You are given an integer array cost where cost[i] is the cost of ith step on a staircase. Once you pay the cost, you can either climb one or two steps.

You can either start from the step with index 0, or the step with index 1.

Return the minimum cost to reach the top of the floor.

Example 1

Input: cost = [10,15,20]

Output: 15

Explanation: You will start at index 1.

• Pay 15 and climb two steps to reach the top. The total cost is 15.

Example 2

Input: cost = [1,100,1,1,1,100,1,1,100,1]

Output: 6

Explanation: You will start at index 0.

• Pay 1 and climb two steps to reach index 2.
• Pay 1 and climb two steps to reach index 4.
• Pay 1 and climb two steps to reach index 6.
• Pay 1 and climb one step to reach index 7.
• Pay 1 and climb two steps to reach index 9.
• Pay 1 and climb one step to reach the top. The total cost is 6.

Constraints

• 2 <= cost.length <= 1000
• 0 <= cost[i] <= 999

How to solve the problem

• Recursion with Memoization

class Solution:
    def minCostClimbingStairs(self, cost: List[int]) -> int:
        n = len(cost)
        @cache
        def dfs(i):
            if i <= 1:
                return cost[i]
            return min(dfs(i - 1), dfs(i - 2)) + cost[i]

        return min(dfs(n - 1), dfs(n - 2))

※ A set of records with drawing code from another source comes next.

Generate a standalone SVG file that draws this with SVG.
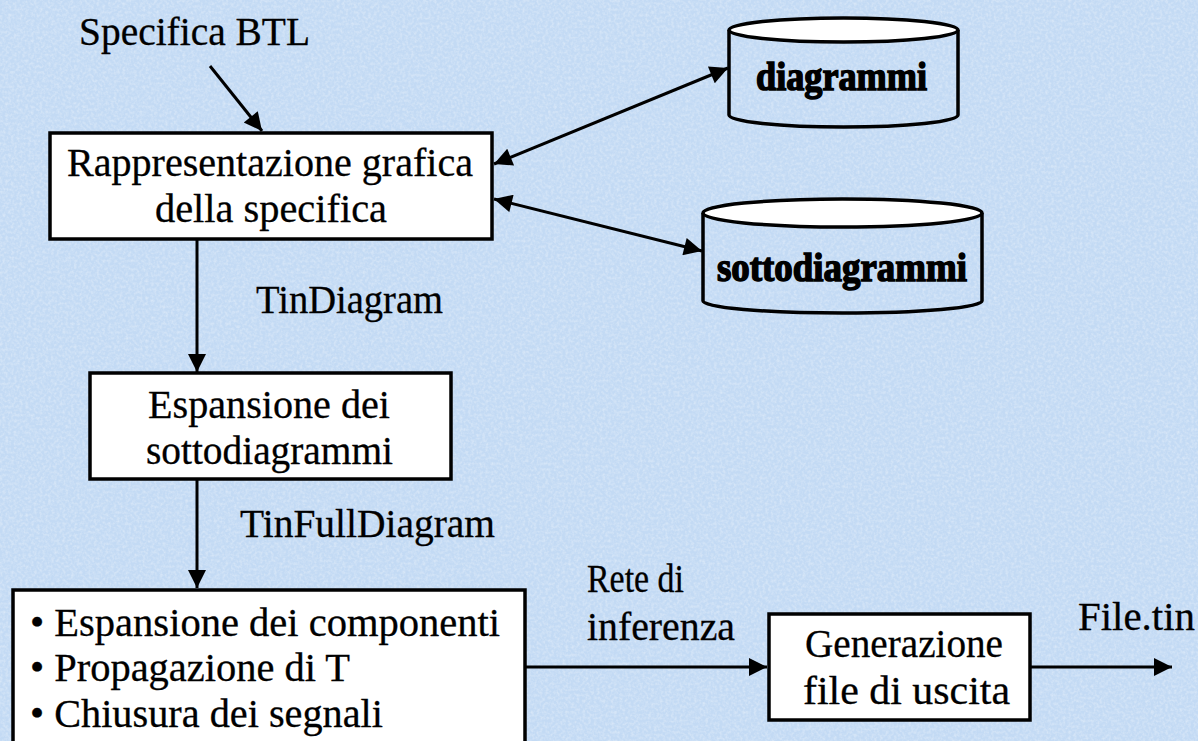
<svg xmlns="http://www.w3.org/2000/svg" width="1198" height="741" viewBox="0 0 1198 741">
<defs>
<style>
.t{font-family:"Liberation Serif","Times New Roman",serif;font-size:39px;fill:#000;stroke:#000;stroke-width:0.3}
.db{font-family:"Liberation Serif","Times New Roman",serif;font-size:40px;font-weight:bold;fill:#000;stroke:#000;stroke-width:1.5}
.box{fill:#fff;stroke:#000;stroke-width:3.5}
.cyl{fill:none;stroke:#000;stroke-width:3.5}
.top{fill:#fff;stroke:#000;stroke-width:3.5}
.ln{fill:none;stroke:#000;stroke-width:3}
</style>
<marker id="ah" viewBox="0 0 10 10" refX="10" refY="5" markerWidth="7.5" markerHeight="6" orient="auto-start-reverse" markerUnits="strokeWidth">
<path d="M0,0 L10,5 L0,10 z" fill="#000"/>
</marker>
<filter id="noise" x="0" y="0" width="100%" height="100%">
<feTurbulence type="fractalNoise" baseFrequency="0.35" numOctaves="2" seed="3" result="n"/>
<feColorMatrix type="matrix" values="0 0 0 0 1  0 0 0 0 1  0 0 0 0 1  0 0 0 -1.2 0.75"/>
</filter>
</defs>
<rect x="0" y="0" width="1198" height="741" fill="#c3daf4"/>
<rect x="0" y="0" width="1198" height="741" filter="url(#noise)" opacity="0.55"/>

<g id="connectors">
<line class="ln" x1="210" y1="66" x2="262" y2="131" marker-end="url(#ah)"/>
<line class="ln" x1="494" y1="164" x2="728" y2="68" marker-start="url(#ah)" marker-end="url(#ah)"/>
<line class="ln" x1="494" y1="199" x2="702" y2="251" marker-start="url(#ah)" marker-end="url(#ah)"/>
<line class="ln" x1="197" y1="240" x2="197" y2="372" marker-end="url(#ah)"/>
<line class="ln" x1="197" y1="479" x2="197" y2="588" marker-end="url(#ah)"/>
<line class="ln" x1="525" y1="667" x2="767" y2="667" marker-end="url(#ah)"/>
<line class="ln" x1="1030" y1="667" x2="1172" y2="667" marker-end="url(#ah)"/>
<text class="t" x="79" y="45" textLength="231" lengthAdjust="spacingAndGlyphs">Specifica BTL</text>
<text class="t" x="256" y="313" textLength="187" lengthAdjust="spacingAndGlyphs">TinDiagram</text>
<text class="t" x="240" y="537" textLength="255" lengthAdjust="spacingAndGlyphs">TinFullDiagram</text>
<text class="t" x="587" y="592" textLength="97" lengthAdjust="spacingAndGlyphs">Rete di</text>
<text class="t" x="587" y="640" textLength="148" lengthAdjust="spacingAndGlyphs">inferenza</text>
<text class="t" x="1078" y="630" textLength="117" lengthAdjust="spacingAndGlyphs">File.tin</text>
</g>

<g id="n-rappresentazione">
<rect class="box" x="50" y="133" width="442" height="106"/>
<text class="t" x="67" y="176" textLength="406" lengthAdjust="spacingAndGlyphs">Rappresentazione grafica</text>
<text class="t" x="155" y="222" textLength="232" lengthAdjust="spacingAndGlyphs">della specifica</text>
</g>

<g id="n-diagrammi">
<path class="cyl" d="M729,30 L729,115 A114.5,12 0 0 0 958,115 L958,30"/>
<ellipse class="top" cx="843.5" cy="30" rx="114.5" ry="12"/>
<text class="db" x="756" y="90" textLength="171" lengthAdjust="spacingAndGlyphs">diagrammi</text>
</g>

<g id="n-sottodiagrammi">
<path class="cyl" d="M703,213 L703,301 A139.5,12 0 0 0 982,301 L982,213"/>
<ellipse class="top" cx="842.5" cy="213" rx="139.5" ry="14"/>
<text class="db" x="717" y="281" textLength="250" lengthAdjust="spacingAndGlyphs">sottodiagrammi</text>
</g>

<g id="n-espansione-sotto">
<rect class="box" x="90" y="373" width="361" height="106"/>
<text class="t" x="148" y="418" textLength="242" lengthAdjust="spacingAndGlyphs">Espansione dei</text>
<text class="t" x="146" y="464" textLength="247" lengthAdjust="spacingAndGlyphs">sottodiagrammi</text>
</g>

<g id="n-espansione-comp">
<rect class="box" x="13" y="590" width="512" height="170"/>
<text class="t" x="30" y="636" textLength="470" lengthAdjust="spacingAndGlyphs">• Espansione dei componenti</text>
<text class="t" x="30" y="681" textLength="320" lengthAdjust="spacingAndGlyphs">• Propagazione di T</text>
<text class="t" x="30" y="727" textLength="353" lengthAdjust="spacingAndGlyphs">• Chiusura dei segnali</text>
</g>

<g id="n-generazione">
<rect class="box" x="769" y="614" width="261" height="106"/>
<text class="t" x="805" y="657" textLength="198" lengthAdjust="spacingAndGlyphs">Generazione</text>
<text class="t" x="803" y="704" textLength="207" lengthAdjust="spacingAndGlyphs">file di uscita</text>
</g>
</svg>
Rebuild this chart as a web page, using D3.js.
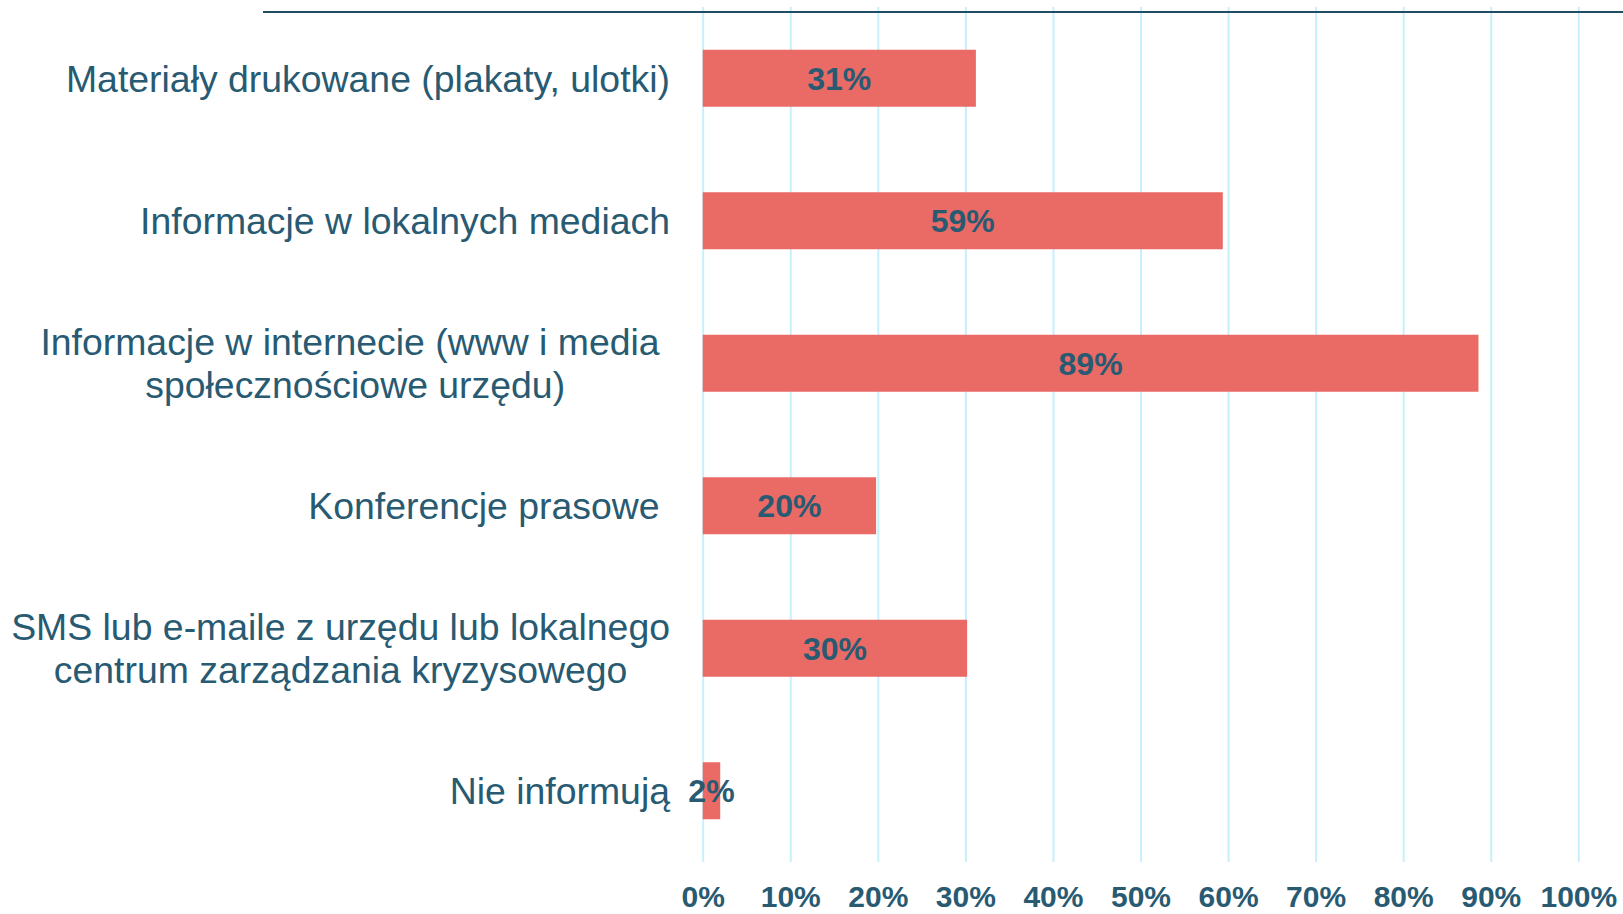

• Optimized Dynamic Programming

class Solution:
    def minCostClimbingStairs(self, cost: List[int]) -> int:
        f0 = f1 = 0
        for i in range(len(cost)):
            f = min(f1, f0) + cost[i] # State transition equation
            f0 = f1
            f1 = f
        return min(f0, f1)

Complexity

• Approach 1 (Recursion with Memoization): Time complexity: O(n), Space complexity: O(n)
• Approach 2 (Optimized DP): Time complexity: O(n), Space complexity: O(1)